→ **WORK REQUIRED**
Skip the pictures and quote all of the lines exactly.

→ **SUPPLIED INFORMATION**
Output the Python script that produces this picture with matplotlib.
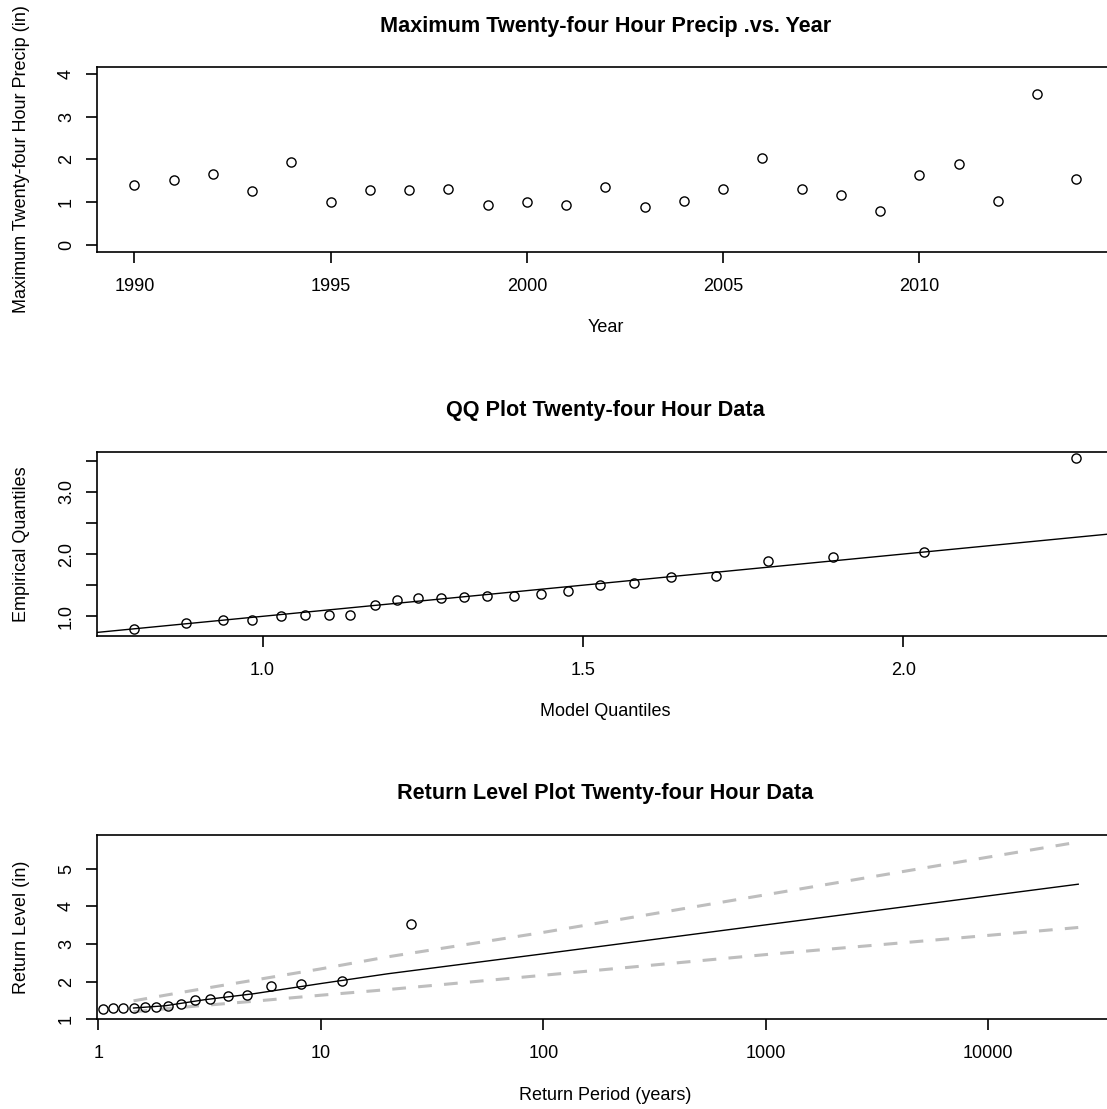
import numpy as np
import matplotlib
matplotlib.use('Agg')
import matplotlib.pyplot as plt

plt.rcParams['font.family'] = ['Liberation Sans', 'DejaVu Sans']

# ---- data ----
years = list(range(1990, 2015))
precip = [1.40, 1.51, 1.65, 1.27, 1.95, 1.01, 1.29, 1.29, 1.32, 0.94,
          1.00, 0.94, 1.36, 0.89, 1.02, 1.32, 2.03, 1.31, 1.18, 0.80,
          1.63, 1.89, 1.02, 3.54, 1.54]

model_q = [0.800, 0.880, 0.938, 0.984, 1.028, 1.066, 1.103, 1.137, 1.175,
           1.209, 1.243, 1.279, 1.314, 1.351, 1.392, 1.434, 1.477, 1.526,
           1.579, 1.638, 1.707, 1.789, 1.891, 2.033, 2.270]
empirical_q = [0.80, 0.89, 0.94, 0.94, 1.00, 1.02, 1.02, 1.02, 1.18, 1.27,
               1.29, 1.30, 1.31, 1.32, 1.32, 1.36, 1.40, 1.51, 1.54, 1.63,
               1.65, 1.89, 1.95, 2.03, 3.54]

rp_points = [1.05, 1.16, 1.29, 1.44, 1.62, 1.82, 2.06, 2.35, 2.72, 3.19,
             3.81, 4.68, 5.99, 8.16, 12.5, 25.5]
rl_points = [1.27, 1.29, 1.30, 1.31, 1.32, 1.32, 1.36, 1.40, 1.51, 1.54,
             1.63, 1.65, 1.89, 1.95, 2.03, 3.54]

rl_period = [1.44, 2, 3, 5, 10, 20, 100, 1000, 10000, 25350]
rl_fit = [1.30, 1.36, 1.52, 1.68, 1.95, 2.21, 2.74, 3.51, 4.28, 4.59]
rl_upper = [1.49, 1.64, 1.82, 2.04, 2.34, 2.66, 3.31, 4.31, 5.31, 5.71]
rl_lower = [1.20, 1.28, 1.37, 1.48, 1.64, 1.79, 2.17, 2.72, 3.23, 3.44]

W, H = 1107, 1109
FS = 13
TITLE_FS = 15.6
LEFT, RIGHT = 96.7, 1114.0
PANEL_H = 184.4

fig = plt.figure(figsize=(W / 100, H / 100), dpi=100, facecolor='white')


def make_axes(bottom_px):
    ax = fig.add_axes([LEFT / W, 1 - bottom_px / H, (RIGHT - LEFT) / W, PANEL_H / H])
    for s in ax.spines.values():
        s.set_linewidth(1.2)
        s.set_color('black')
    ax.tick_params(direction='out', length=7.7, width=1.2, labelsize=FS,
                   colors='black')
    ax.tick_params(axis='x', pad=11.0)
    ax.tick_params(axis='y', pad=8.0, labelrotation=90)
    ax.minorticks_off()
    return ax


def finish(ax, title, xlabel, ylabel):
    for lbl in ax.get_yticklabels():
        lbl.set_va('center')
    ax.text(0.5, 1 + 35.6 / PANEL_H, title, transform=ax.transAxes,
            ha='center', va='baseline', fontsize=TITLE_FS, fontweight='bold')
    ax.set_xlabel(xlabel, fontsize=FS, va='baseline')
    ax.xaxis.set_label_coords(0.5, -80.5 / PANEL_H)
    ax.set_ylabel(ylabel, fontsize=FS, va='baseline', rotation_mode='anchor')
    ax.yaxis.set_label_coords((26 - LEFT) / (RIGHT - LEFT), 0.5)


circle = dict(marker='o', linestyle='none', markersize=6.6,
              markerfacecolor='none', markeredgecolor='black',
              markeredgewidth=1.0)

# panel 1: annual maxima vs year
ax1 = make_axes(251.7)
ax1.plot(years, precip, **circle)
ax1.set_xlim(1989.04, 2014.96)
ax1.set_ylim(-0.16, 4.16)
ax1.set_xticks([1990, 1995, 2000, 2005, 2010])
ax1.set_yticks([0, 1, 2, 3, 4])
finish(ax1, 'Maximum Twenty-four Hour Precip .vs. Year', 'Year',
       'Maximum Twenty-four Hour Precip (in)')

# panel 2: QQ plot
ax2 = make_axes(636.0)
ax2.plot(model_q, empirical_q, **circle)
ax2.axline((1.0, 1.0), slope=1.0, color='black', lw=1.0)
ax2.set_xlim(0.741, 2.329)
ax2.set_ylim(0.684, 3.645)
ax2.set_xticks([1.0, 1.5, 2.0])
ax2.set_xticklabels(['1.0', '1.5', '2.0'])
ax2.set_yticks([1.0, 1.5, 2.0, 2.5, 3.0, 3.5])
ax2.set_yticklabels(['1.0', '', '2.0', '', '3.0', ''])
finish(ax2, 'QQ Plot Twenty-four Hour Data', 'Model Quantiles',
       'Empirical Quantiles')

# panel 3: return level plot
ax3 = make_axes(1019.3)
ax3.set_xscale('log')
ax3.plot(rl_period, rl_upper, color='#BEBEBE', lw=2.2, dashes=(4.5, 4))
ax3.plot(rl_period, rl_lower, color='#BEBEBE', lw=2.2, dashes=(4.5, 4))
ax3.plot(rl_period, rl_fit, color='black', lw=1.0)
ax3.plot(rp_points, rl_points, **circle)
ax3.set_xlim(0.9835, 36700)
ax3.set_ylim(1.0, 5.90)
ax3.set_xticks([1, 10, 100, 1000, 10000])
ax3.set_xticklabels(['1', '10', '100', '1000', '10000'])
ax3.minorticks_off()
ax3.set_yticks([1, 2, 3, 4, 5])
finish(ax3, 'Return Level Plot Twenty-four Hour Data', 'Return Period (years)',
       'Return Level (in)')

fig.savefig('out.png', dpi=100, facecolor='white')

→ **EXERCISE ANSWER**
Output the Python script that produces this picture with matplotlib.
import numpy as np
import matplotlib
matplotlib.use('Agg')
import matplotlib.pyplot as plt

plt.rcParams['font.family'] = ['Liberation Sans', 'DejaVu Sans']

# ---- data ----
years = list(range(1990, 2015))
precip = [1.40, 1.51, 1.65, 1.27, 1.95, 1.01, 1.29, 1.29, 1.32, 0.94,
          1.00, 0.94, 1.36, 0.89, 1.02, 1.32, 2.03, 1.31, 1.18, 0.80,
          1.63, 1.89, 1.02, 3.54, 1.54]

model_q = [0.800, 0.880, 0.938, 0.984, 1.028, 1.066, 1.103, 1.137, 1.175,
           1.209, 1.243, 1.279, 1.314, 1.351, 1.392, 1.434, 1.477, 1.526,
           1.579, 1.638, 1.707, 1.789, 1.891, 2.033, 2.270]
empirical_q = [0.80, 0.89, 0.94, 0.94, 1.00, 1.02, 1.02, 1.02, 1.18, 1.27,
               1.29, 1.30, 1.31, 1.32, 1.32, 1.36, 1.40, 1.51, 1.54, 1.63,
               1.65, 1.89, 1.95, 2.03, 3.54]

rp_points = [1.05, 1.16, 1.29, 1.44, 1.62, 1.82, 2.06, 2.35, 2.72, 3.19,
             3.81, 4.68, 5.99, 8.16, 12.5, 25.5]
rl_points = [1.27, 1.29, 1.30, 1.31, 1.32, 1.32, 1.36, 1.40, 1.51, 1.54,
             1.63, 1.65, 1.89, 1.95, 2.03, 3.54]

rl_period = [1.44, 2, 3, 5, 10, 20, 100, 1000, 10000, 25350]
rl_fit = [1.30, 1.36, 1.52, 1.68, 1.95, 2.21, 2.74, 3.51, 4.28, 4.59]
rl_upper = [1.49, 1.64, 1.82, 2.04, 2.34, 2.66, 3.31, 4.31, 5.31, 5.71]
rl_lower = [1.20, 1.28, 1.37, 1.48, 1.64, 1.79, 2.17, 2.72, 3.23, 3.44]

W, H = 1107, 1109
FS = 13
TITLE_FS = 15.6
LEFT, RIGHT = 96.7, 1114.0
PANEL_H = 184.4

fig = plt.figure(figsize=(W / 100, H / 100), dpi=100, facecolor='white')


def make_axes(bottom_px):
    ax = fig.add_axes([LEFT / W, 1 - bottom_px / H, (RIGHT - LEFT) / W, PANEL_H / H])
    for s in ax.spines.values():
        s.set_linewidth(1.2)
        s.set_color('black')
    ax.tick_params(direction='out', length=7.7, width=1.2, labelsize=FS,
                   colors='black')
    ax.tick_params(axis='x', pad=11.0)
    ax.tick_params(axis='y', pad=8.0, labelrotation=90)
    ax.minorticks_off()
    return ax


def finish(ax, title, xlabel, ylabel):
    for lbl in ax.get_yticklabels():
        lbl.set_va('center')
    ax.text(0.5, 1 + 35.6 / PANEL_H, title, transform=ax.transAxes,
            ha='center', va='baseline', fontsize=TITLE_FS, fontweight='bold')
    ax.set_xlabel(xlabel, fontsize=FS, va='baseline')
    ax.xaxis.set_label_coords(0.5, -80.5 / PANEL_H)
    ax.set_ylabel(ylabel, fontsize=FS, va='baseline', rotation_mode='anchor')
    ax.yaxis.set_label_coords((26 - LEFT) / (RIGHT - LEFT), 0.5)


circle = dict(marker='o', linestyle='none', markersize=6.6,
              markerfacecolor='none', markeredgecolor='black',
              markeredgewidth=1.0)

# panel 1: annual maxima vs year
ax1 = make_axes(251.7)
ax1.plot(years, precip, **circle)
ax1.set_xlim(1989.04, 2014.96)
ax1.set_ylim(-0.16, 4.16)
ax1.set_xticks([1990, 1995, 2000, 2005, 2010])
ax1.set_yticks([0, 1, 2, 3, 4])
finish(ax1, 'Maximum Twenty-four Hour Precip .vs. Year', 'Year',
       'Maximum Twenty-four Hour Precip (in)')

# panel 2: QQ plot
ax2 = make_axes(636.0)
ax2.plot(model_q, empirical_q, **circle)
ax2.axline((1.0, 1.0), slope=1.0, color='black', lw=1.0)
ax2.set_xlim(0.741, 2.329)
ax2.set_ylim(0.684, 3.645)
ax2.set_xticks([1.0, 1.5, 2.0])
ax2.set_xticklabels(['1.0', '1.5', '2.0'])
ax2.set_yticks([1.0, 1.5, 2.0, 2.5, 3.0, 3.5])
ax2.set_yticklabels(['1.0', '', '2.0', '', '3.0', ''])
finish(ax2, 'QQ Plot Twenty-four Hour Data', 'Model Quantiles',
       'Empirical Quantiles')

# panel 3: return level plot
ax3 = make_axes(1019.3)
ax3.set_xscale('log')
ax3.plot(rl_period, rl_upper, color='#BEBEBE', lw=2.2, dashes=(4.5, 4))
ax3.plot(rl_period, rl_lower, color='#BEBEBE', lw=2.2, dashes=(4.5, 4))
ax3.plot(rl_period, rl_fit, color='black', lw=1.0)
ax3.plot(rp_points, rl_points, **circle)
ax3.set_xlim(0.9835, 36700)
ax3.set_ylim(1.0, 5.90)
ax3.set_xticks([1, 10, 100, 1000, 10000])
ax3.set_xticklabels(['1', '10', '100', '1000', '10000'])
ax3.minorticks_off()
ax3.set_yticks([1, 2, 3, 4, 5])
finish(ax3, 'Return Level Plot Twenty-four Hour Data', 'Return Period (years)',
       'Return Level (in)')

fig.savefig('out.png', dpi=100, facecolor='white')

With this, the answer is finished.